Professor Ibrahim Ethem Basaran, a prominent Turkish pedagogue, underscored the far-reaching implications of imprisoning young people on trivial grounds.

“Education is one of the individual’s most important rights. First and foremost, one usurps and wastes the university students’ right to education by throwing them in jail,” Basaran told Al-Monitor.

He added, “We have a very sluggish judicial system. Cramming jails with university students means the decay of national values. The idle time spent in prison is a punishment in its own right for young brains, which unsettles them psychologically. The government should consider education and learning options to reinvigorate and reclaim the young population in the prisons."
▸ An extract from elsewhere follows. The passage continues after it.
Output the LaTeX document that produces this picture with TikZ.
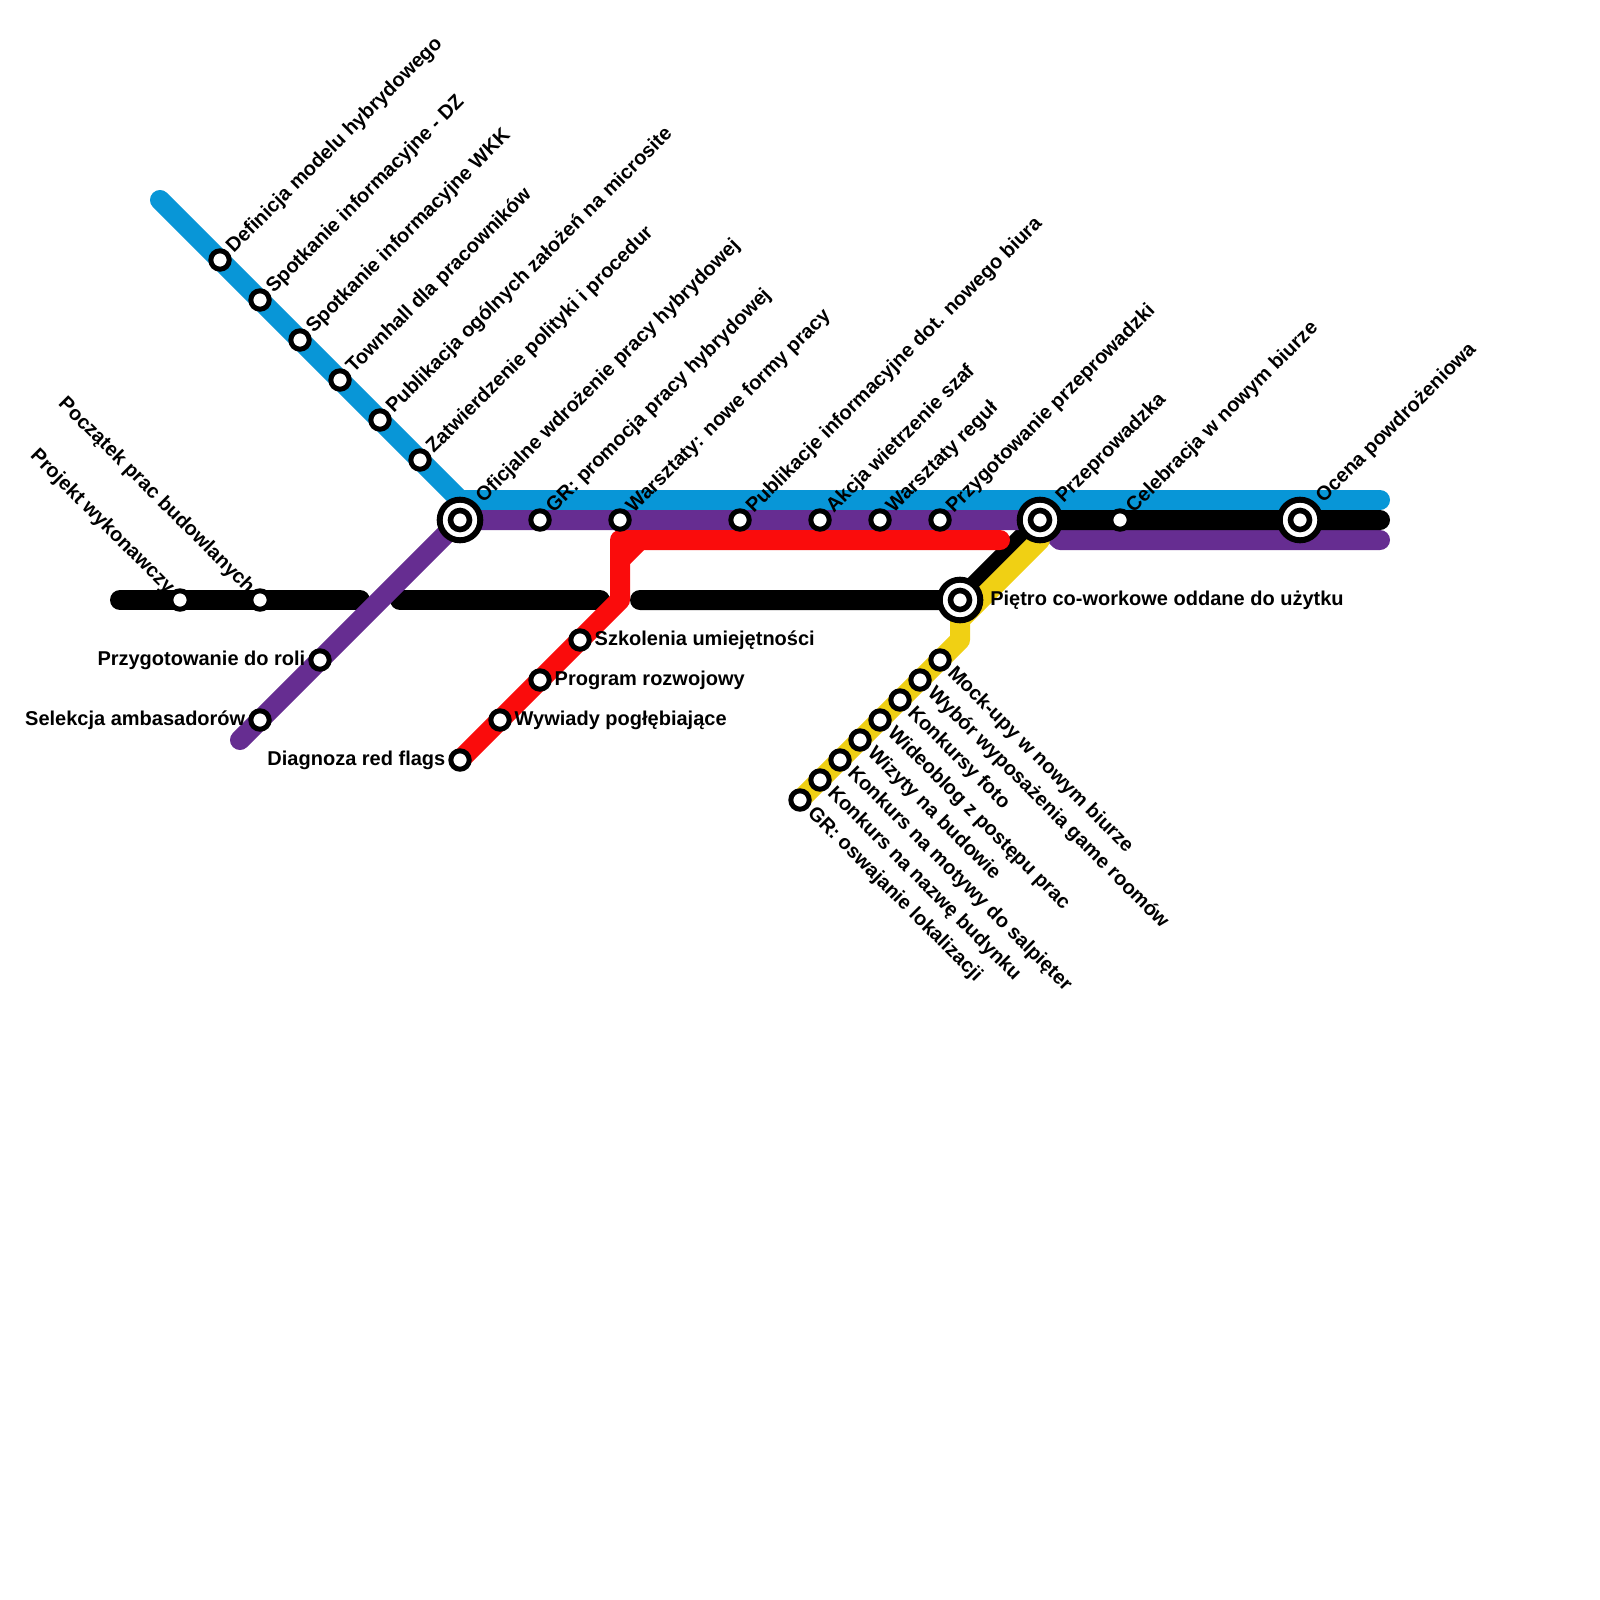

Jailing university students on political grounds chokes further their prospects in life in a country where unemployment, income disparities and human rights violations are already rife. University students are supposed to be able to freely discuss the most unconventional of ideas. In Turkey, however, their freedoms are being increasingly suppressed and their right to education restricted, a problem which has attracted little debate but keeps silently growing.